Alfvén waves are low-frequency, transverse magnetohydrodynamic disturbances that propagate along magnetic field lines in a conducting fluid or plasma. In the ideal MHD limit the phase speed is the Alfvén velocity v_A = B/√(μ₀ρ), where B is the field strength and ρ is the mass density. For a proton-electron plasma with mass density ρ ≈ m_p n, v_A increases with magnetic field and decreases with density. A field line of length L with fixed ends supports standing Alfvén modes ξ(z,t) ∝ sin(mπz/L) cos(mπv_A t/L), analogous to a vibrating string tied at both boundaries. A traveling pulse partially reflects at each end, producing the characteristic bouncing of wave energy along the line — important in coronal loops, the solar wind, and planetary magnetospheres. This simulator animates transverse displacement of a field line, shows a ξ(z) snapshot and the linear dispersion ω = k v_A, and plots v_A versus B and versus number density. It is a cold, single-fluid, linear MHD cartoon without dissipation, ion–electron separation, or curvature of the background field.
Who it's for: Undergraduate plasma physics, space physics, or MHD students after Langmuir waves and before magnetospheric storms or reconnection.
Key terms
Alfvén wave
Alfvén velocity
Magnetic field line
MHD
Standing wave
Wave reflection
Plasma density
How it works
Alfvén wave on a magnetic field line: transverse MHD wave at v_A = B/√(μ₀ρ), standing modes and pulse reflections at boundaries.

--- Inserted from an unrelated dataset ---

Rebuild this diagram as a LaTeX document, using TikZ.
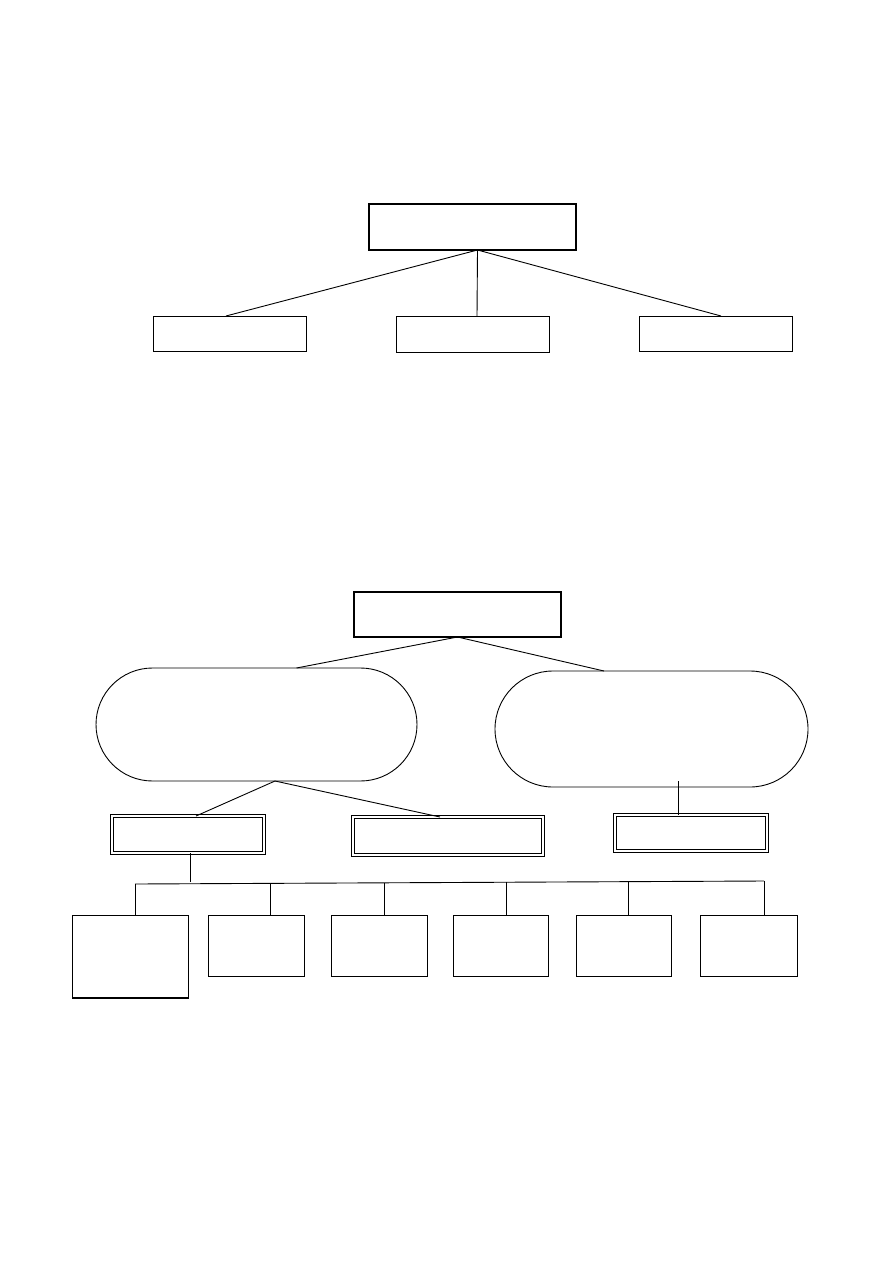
\documentclass[tikz,border=0pt]{standalone}
\usepackage{tikz}
\usetikzlibrary{positioning,shapes,shapes.misc,calc}

\tikzset{
  box/.style={draw, rectangle, line width=1pt, inner sep=0pt, outer sep=0pt},
  topbox/.style={box, line width=2pt},
  oval/.style={draw, rounded rectangle, line width=0.9pt, inner sep=0pt, outer sep=0pt},
  dbox/.style={draw, rectangle, double, double distance=2.2pt, line width=0.9pt, inner sep=0pt, outer sep=0pt},
  link/.style={line width=0.9pt}
}

\begin{document}
\begin{tikzpicture}[x=1pt, y=-1pt]
\useasboundingbox (0,0) rectangle (893,1263);

% First tree
\node[topbox, minimum width=207pt, minimum height=46pt] (root1) at (472.5,227) {};
\node[box, minimum width=153pt, minimum height=35pt] (c1) at (229.5,333.5) {};
\node[box, minimum width=153pt, minimum height=36pt] (c2) at (472.5,334) {};
\node[box, minimum width=153pt, minimum height=35pt] (c3) at (715.5,333.5) {};

\draw[link] ([xshift=5pt]root1.south) -- ([xshift=-3.5pt]c1.north);
\draw[link] ([xshift=5pt]root1.south) -- ([xshift=4.5pt]c2.north);
\draw[link] ([xshift=5pt]root1.south) -- ([xshift=5.5pt]c3.north);

% Second tree
\node[topbox, minimum width=207pt, minimum height=45pt] (root2) at (457.5,614.5) {};
\node[oval, minimum width=321pt, minimum height=113pt] (ovalL) at (256.5,724.5) {};
\node[oval, minimum width=313pt, minimum height=116pt] (ovalR) at (651.5,729) {};

\draw[link] (root2.south) -- ([xshift=40pt]ovalL.north);
\draw[link] (root2.south) -- ([xshift=-47.5pt]ovalR.north);

% Double framed boxes
\node[dbox, minimum width=152pt, minimum height=37pt] (boxA) at (188,834.5) {};
\node[dbox, minimum width=190pt, minimum height=38pt] (boxB) at (448,836) {};
\node[dbox, minimum width=152pt, minimum height=36pt] (boxC) at (691,833) {};

\draw[link] ([xshift=18.5pt]ovalL.south) -- ([xshift=8pt]boxA.north);
\draw[link] ([xshift=18.5pt]ovalL.south) -- ([xshift=-8pt]boxB.north);
\coordinate (rdrop) at (678,781);
\draw[link] (rdrop) -- (rdrop |- boxC.north);

% Leaves
\node[box, minimum width=116pt, minimum height=83pt] (leaf1) at (130,956.5) {};
\node[box, minimum width=96pt, minimum height=61pt] (leaf2) at (256,945.5) {};
\node[box, minimum width=96pt, minimum height=61pt] (leaf3) at (379,945.5) {};
\node[box, minimum width=95pt, minimum height=61pt] (leaf4) at (500.5,945.5) {};
\node[box, minimum width=95pt, minimum height=61pt] (leaf5) at (623.5,945.5) {};
\node[box, minimum width=97pt, minimum height=61pt] (leaf6) at (748.5,945.5) {};
\draw[line width=2pt] (leaf1.south west) -- (leaf1.south east);

% Bus
\coordinate (busL) at (135,884);
\coordinate (busR) at (764,881);
\draw[link] (busL) -- (busR);
\draw[link] ([xshift=2pt]boxA.south) -- ++(0,29);
\draw[link] ([xshift=5pt]leaf1.north) -- (busL);
\draw[link] ([xshift=14pt]leaf2.north) -- ++(0,-31.6);
\draw[link] ([xshift=5pt]leaf3.north) -- ++(0,-32.2);
\draw[link] ([xshift=5.5pt]leaf4.north) -- ++(0,-32.8);
\draw[link] ([xshift=4.5pt]leaf5.north) -- ++(0,-33.4);
\draw[link] ([xshift=15.5pt]leaf6.north) -- (busR);

\end{tikzpicture}
\end{document}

Frequently asked questions
What is v_A?
The Alfvén speed sets how fast magnetic tension communicates transverse disturbances along a field line. Stronger B or lower density gives a higher v_A.
Why use fixed ends on the field line?
Anchoring at both boundaries (e.g. photosphere–photosphere loop, or tied flux tubes) traps wave energy and produces standing modes and reflections, as in a vibrating string.
What is the dispersion relation?
In this linear shear-Alfvén model, ω = k v_A — phase speed independent of wavelength along the field.
What is left out?
Landau damping, resistive diffusion, compressional coupling, field-line curvature, and finite β effects are not included.